Similarly, I find that the skill of individualization really helps me hone in on personalities around me.  I tend to have a very intuitive understanding of what makes people tick and I take great pleasure in considering the topic and understanding its real-world ramifications.  But, being prone to individualization I sometimes fell into the trap of giving people more leeway than they deserve, or enabling behavior because I understand the root causes of it and feel sympathetic.  I find that I am often put off by generalizations; for example, I used to date a guy who routinely referred to people according to the sport they liked or the business they were in – I found it annoyingly reductive and often called him out on it.  I do well to balance my tendency to evaluate a situation relative to the personalities in it, with a healthy dose of considering how more general rules should apply.  This could probably have saved me many a bad decision looking back on my past.
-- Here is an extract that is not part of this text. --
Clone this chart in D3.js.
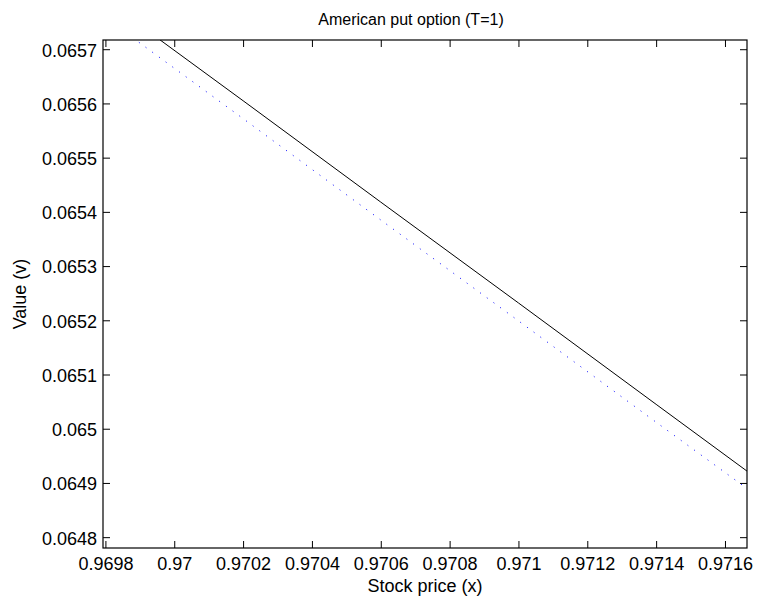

My Strategic and Achiever roles did not surprise me too much.  Ever since I was a small child my parents have marveled at my ability to manipulate things and people around me.  Often this is seen as a bad thing, but I don’t think it has to be bad.  Just because I once (as A CHILD) used these skills to get my sisters to give me foot massages and help me clean, does not mean I never used my talents for good!  I did and do!  Strategic is a skill I’m proud of, and I think it indicates a good forward-thinking approach to life.  Achiever is what you would expect.  If there is a bar to reach, I tend to try to reach it.  I like to tick off the boxes and mark things as “complete” on my lists.  It is immensely satisfying to me to watch progress happen and to set goals and fulfill them.  No shockers there.

My last skill is learner – and I find that one amusing.  I tend to assume everyone likes to learn – but apparently they don’t! Lately I have really seen it in action.  Being pregnant it such an opportunity to learn.  For me, though it might not be something you’d expect, issues about motherhood and birth have always been a special interest.  I have always wanted to be a mom – be it a very abstract desire that I, even now, still am not sure I’m ready for. But, now that I am pregnant I find that I’m delving even deeper into reading and learning about the process.  I can’t get enough information.  Just how much I’ve been taking in hits me on days like today when I toured a birthing center.  Clearly I was the least pregnant person on the tour, yet I was the one with the most questions! Anyway, this has been a post of a lot of navel gazing self-assessment, which I’m sure is very boring.  But, I have to say, the Strengths Finder 2.0 book is a really interesting tool to look at yourself in a new and different way.  I think it is a wonderful tool to help people capitalize on their strengths and identify the patterns that function best and most productively in their lives.  I’d recommend it to anyone who is in a time of self-evaluation and change in their lives.  It can truly help to reformulate the way you see yourself and the ways you market your skills in the workforce.